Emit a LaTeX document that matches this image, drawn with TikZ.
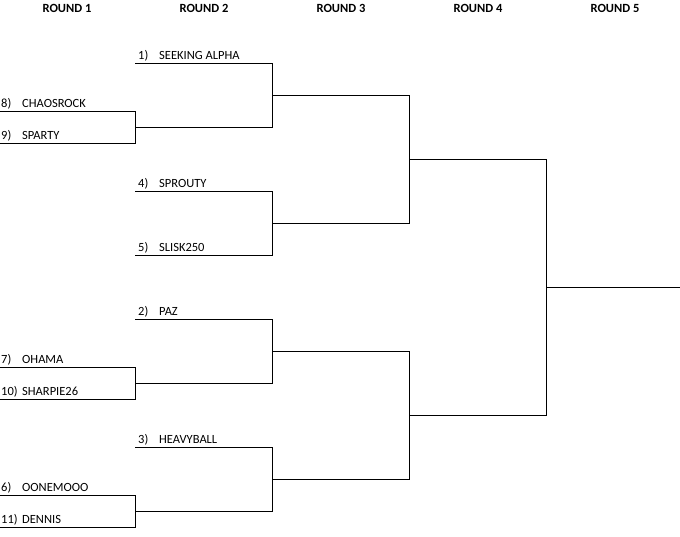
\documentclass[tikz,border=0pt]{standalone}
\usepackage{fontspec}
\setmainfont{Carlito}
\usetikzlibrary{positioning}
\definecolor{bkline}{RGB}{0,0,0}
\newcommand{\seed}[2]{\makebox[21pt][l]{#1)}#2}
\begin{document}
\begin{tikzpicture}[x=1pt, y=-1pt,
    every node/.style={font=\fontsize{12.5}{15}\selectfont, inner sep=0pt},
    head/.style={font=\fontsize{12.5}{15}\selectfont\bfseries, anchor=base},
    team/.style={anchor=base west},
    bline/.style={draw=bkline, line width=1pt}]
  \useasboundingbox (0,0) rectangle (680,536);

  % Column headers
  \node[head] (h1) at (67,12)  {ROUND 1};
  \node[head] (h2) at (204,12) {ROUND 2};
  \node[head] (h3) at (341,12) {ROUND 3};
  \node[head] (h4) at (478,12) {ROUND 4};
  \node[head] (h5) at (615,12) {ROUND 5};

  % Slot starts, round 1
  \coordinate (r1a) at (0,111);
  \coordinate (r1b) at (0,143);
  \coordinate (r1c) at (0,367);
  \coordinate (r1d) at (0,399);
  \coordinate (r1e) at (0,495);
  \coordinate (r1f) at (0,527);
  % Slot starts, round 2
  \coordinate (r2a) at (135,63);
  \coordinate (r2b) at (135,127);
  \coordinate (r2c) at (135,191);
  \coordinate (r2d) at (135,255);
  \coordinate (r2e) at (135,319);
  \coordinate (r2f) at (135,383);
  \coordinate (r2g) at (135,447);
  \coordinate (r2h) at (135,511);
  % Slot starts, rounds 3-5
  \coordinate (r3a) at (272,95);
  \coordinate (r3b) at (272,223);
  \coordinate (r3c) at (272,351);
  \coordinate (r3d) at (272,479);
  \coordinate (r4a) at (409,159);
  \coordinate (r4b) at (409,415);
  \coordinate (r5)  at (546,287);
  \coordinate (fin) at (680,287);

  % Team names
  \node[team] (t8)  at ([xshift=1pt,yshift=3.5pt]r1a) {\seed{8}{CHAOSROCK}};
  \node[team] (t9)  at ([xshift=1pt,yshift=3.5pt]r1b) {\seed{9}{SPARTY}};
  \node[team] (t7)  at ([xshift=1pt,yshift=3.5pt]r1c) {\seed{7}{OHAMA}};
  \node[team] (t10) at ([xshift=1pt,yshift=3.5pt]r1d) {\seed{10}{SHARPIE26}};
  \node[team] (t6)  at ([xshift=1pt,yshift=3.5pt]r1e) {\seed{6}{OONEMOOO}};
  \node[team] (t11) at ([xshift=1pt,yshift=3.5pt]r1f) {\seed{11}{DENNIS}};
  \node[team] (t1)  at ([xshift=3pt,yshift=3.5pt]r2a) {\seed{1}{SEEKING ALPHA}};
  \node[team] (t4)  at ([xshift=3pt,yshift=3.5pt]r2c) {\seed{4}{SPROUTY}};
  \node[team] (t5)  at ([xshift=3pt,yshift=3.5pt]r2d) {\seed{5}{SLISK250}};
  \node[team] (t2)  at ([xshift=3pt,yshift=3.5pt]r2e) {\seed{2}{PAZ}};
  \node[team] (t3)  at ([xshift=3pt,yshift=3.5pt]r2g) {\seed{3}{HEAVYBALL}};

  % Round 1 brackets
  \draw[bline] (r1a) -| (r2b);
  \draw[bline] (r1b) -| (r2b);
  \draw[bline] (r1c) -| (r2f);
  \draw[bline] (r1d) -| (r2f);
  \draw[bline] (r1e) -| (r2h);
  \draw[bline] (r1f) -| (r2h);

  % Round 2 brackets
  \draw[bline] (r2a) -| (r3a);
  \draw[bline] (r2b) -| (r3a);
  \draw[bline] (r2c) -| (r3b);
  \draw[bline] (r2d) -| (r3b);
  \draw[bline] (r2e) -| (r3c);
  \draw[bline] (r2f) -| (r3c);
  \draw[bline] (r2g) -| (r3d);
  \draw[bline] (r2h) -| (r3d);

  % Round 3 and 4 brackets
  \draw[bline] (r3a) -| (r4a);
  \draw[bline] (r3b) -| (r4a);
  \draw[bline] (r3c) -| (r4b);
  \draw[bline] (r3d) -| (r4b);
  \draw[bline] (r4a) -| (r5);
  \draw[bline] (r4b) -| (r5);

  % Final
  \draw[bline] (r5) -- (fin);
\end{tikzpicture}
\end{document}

□ □ □ □ □ □ □

**JOB:**
Extract all the data above exactly, excluding every picture.

**EXERCISE SOLUTION:**
Emit a LaTeX document that matches this image, drawn with TikZ.
\documentclass[tikz,border=0pt]{standalone}
\usepackage{fontspec}
\setmainfont{Carlito}
\usetikzlibrary{positioning}
\definecolor{bkline}{RGB}{0,0,0}
\newcommand{\seed}[2]{\makebox[21pt][l]{#1)}#2}
\begin{document}
\begin{tikzpicture}[x=1pt, y=-1pt,
    every node/.style={font=\fontsize{12.5}{15}\selectfont, inner sep=0pt},
    head/.style={font=\fontsize{12.5}{15}\selectfont\bfseries, anchor=base},
    team/.style={anchor=base west},
    bline/.style={draw=bkline, line width=1pt}]
  \useasboundingbox (0,0) rectangle (680,536);

  % Column headers
  \node[head] (h1) at (67,12)  {ROUND 1};
  \node[head] (h2) at (204,12) {ROUND 2};
  \node[head] (h3) at (341,12) {ROUND 3};
  \node[head] (h4) at (478,12) {ROUND 4};
  \node[head] (h5) at (615,12) {ROUND 5};

  % Slot starts, round 1
  \coordinate (r1a) at (0,111);
  \coordinate (r1b) at (0,143);
  \coordinate (r1c) at (0,367);
  \coordinate (r1d) at (0,399);
  \coordinate (r1e) at (0,495);
  \coordinate (r1f) at (0,527);
  % Slot starts, round 2
  \coordinate (r2a) at (135,63);
  \coordinate (r2b) at (135,127);
  \coordinate (r2c) at (135,191);
  \coordinate (r2d) at (135,255);
  \coordinate (r2e) at (135,319);
  \coordinate (r2f) at (135,383);
  \coordinate (r2g) at (135,447);
  \coordinate (r2h) at (135,511);
  % Slot starts, rounds 3-5
  \coordinate (r3a) at (272,95);
  \coordinate (r3b) at (272,223);
  \coordinate (r3c) at (272,351);
  \coordinate (r3d) at (272,479);
  \coordinate (r4a) at (409,159);
  \coordinate (r4b) at (409,415);
  \coordinate (r5)  at (546,287);
  \coordinate (fin) at (680,287);

  % Team names
  \node[team] (t8)  at ([xshift=1pt,yshift=3.5pt]r1a) {\seed{8}{CHAOSROCK}};
  \node[team] (t9)  at ([xshift=1pt,yshift=3.5pt]r1b) {\seed{9}{SPARTY}};
  \node[team] (t7)  at ([xshift=1pt,yshift=3.5pt]r1c) {\seed{7}{OHAMA}};
  \node[team] (t10) at ([xshift=1pt,yshift=3.5pt]r1d) {\seed{10}{SHARPIE26}};
  \node[team] (t6)  at ([xshift=1pt,yshift=3.5pt]r1e) {\seed{6}{OONEMOOO}};
  \node[team] (t11) at ([xshift=1pt,yshift=3.5pt]r1f) {\seed{11}{DENNIS}};
  \node[team] (t1)  at ([xshift=3pt,yshift=3.5pt]r2a) {\seed{1}{SEEKING ALPHA}};
  \node[team] (t4)  at ([xshift=3pt,yshift=3.5pt]r2c) {\seed{4}{SPROUTY}};
  \node[team] (t5)  at ([xshift=3pt,yshift=3.5pt]r2d) {\seed{5}{SLISK250}};
  \node[team] (t2)  at ([xshift=3pt,yshift=3.5pt]r2e) {\seed{2}{PAZ}};
  \node[team] (t3)  at ([xshift=3pt,yshift=3.5pt]r2g) {\seed{3}{HEAVYBALL}};

  % Round 1 brackets
  \draw[bline] (r1a) -| (r2b);
  \draw[bline] (r1b) -| (r2b);
  \draw[bline] (r1c) -| (r2f);
  \draw[bline] (r1d) -| (r2f);
  \draw[bline] (r1e) -| (r2h);
  \draw[bline] (r1f) -| (r2h);

  % Round 2 brackets
  \draw[bline] (r2a) -| (r3a);
  \draw[bline] (r2b) -| (r3a);
  \draw[bline] (r2c) -| (r3b);
  \draw[bline] (r2d) -| (r3b);
  \draw[bline] (r2e) -| (r3c);
  \draw[bline] (r2f) -| (r3c);
  \draw[bline] (r2g) -| (r3d);
  \draw[bline] (r2h) -| (r3d);

  % Round 3 and 4 brackets
  \draw[bline] (r3a) -| (r4a);
  \draw[bline] (r3b) -| (r4a);
  \draw[bline] (r3c) -| (r4b);
  \draw[bline] (r3d) -| (r4b);
  \draw[bline] (r4a) -| (r5);
  \draw[bline] (r4b) -| (r5);

  % Final
  \draw[bline] (r5) -- (fin);
\end{tikzpicture}
\end{document}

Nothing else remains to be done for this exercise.